Decrease in the size of gradient in gradient descent Gradient descent reduces the value of the objective function in each iteration. This is repeated until convergence happens.
The question is if the norm of gradient has to decrease as well in every iteration of gradient descent?

Edit: How about when the objective is a convex function?
 A: Suppose we have the following objective function
$$f (x) := \frac{1}{2} x^T Q x - r^T x$$
where $Q \in \mathbb R^{n \times n}$ is symmetric and positive definite and $r \in \mathbb R^n$. From the symmetry of $Q$, we conclude that its eigenvalues are real. From the positive definiteness of $Q$, we conclude that its eigenvalues are positive and that $f$ is a convex function.
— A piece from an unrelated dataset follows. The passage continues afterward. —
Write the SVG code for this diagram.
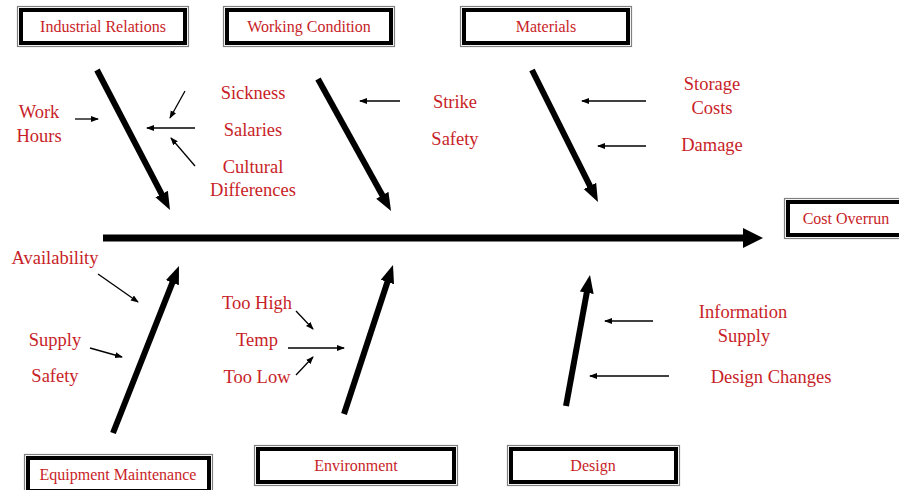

Taking the gradient of $f$,
$$\nabla f (x) = Q x - r$$
The gradient vanishes at $\bar{x} := Q^{-1} r$, which is the unique solution to the linear system $Q x = r$.
Doing gradient descent,
$$\begin{array}{rl} x_{k+1} &= x_k - \alpha \nabla f (x_k)\\\\ &= x_k - \alpha Q x_k + \alpha r\\\\ &= (I_n - \alpha Q) x_k + \alpha r\end{array}$$
Hence,
$$x_k = \bar{x} + (I_n - \alpha Q)^k (x_0 - \bar{x})$$
Convergence to $\bar{x}$ happens when
$$|1 - \alpha \lambda_i (Q)| < 1$$
for all $i \in \{1,2,\dots,n\}$, i.e., when
$$0 < \alpha < \frac{2}{\lambda_{\max} (Q)} =: \alpha_{\max}$$
Evaluating the gradient,
$$\begin{array}{rl} \nabla f (x_{k+1}) &= Q x_{k+1} - r\\\\ &= Q (I_n - \alpha Q) x_k + \alpha Q r - r\\\\ &= (I_n - \alpha Q) (Q x_k - r)\\\\ &= (I_n - \alpha Q) \nabla f (x_k)\end{array}$$
Thus,
$$\|\nabla f (x_{k+1})\|_2 \leq \|I_n - \alpha Q\|_2 \|\nabla f (x_k)\|_2$$
If $0 < \alpha < \alpha_{\max}$, then $|1 - \alpha \lambda_i (Q)| < 1$ and $\|I_n - \alpha Q\|_2 < 1$. Thus, if we have convergence, then the $2$-norm of the gradient contracts with each iteration
$$\|\nabla f (x_{k+1})\|_2 < \|\nabla f (x_k)\|_2$$
A: No. Take for example $f(x)=\sqrt{|x|}$. While $f(x)$ decreases monotonically at each step under the assumption that steps are small enough (or if you apply backstepping to enforce monotonicity), the gradient $(2 \, \mathrm{sign}(x) \, f(x))^{-1}$ gets larger in modulus as the current iterate $x$ approaches the solution $x=0$.
If you don't like the kink in 0 in this example, another simple one where the gradient does not decrease monotonically is $1-\cos(x)$ for $x\in (-\pi, \pi)$ (which is $C^\infty$).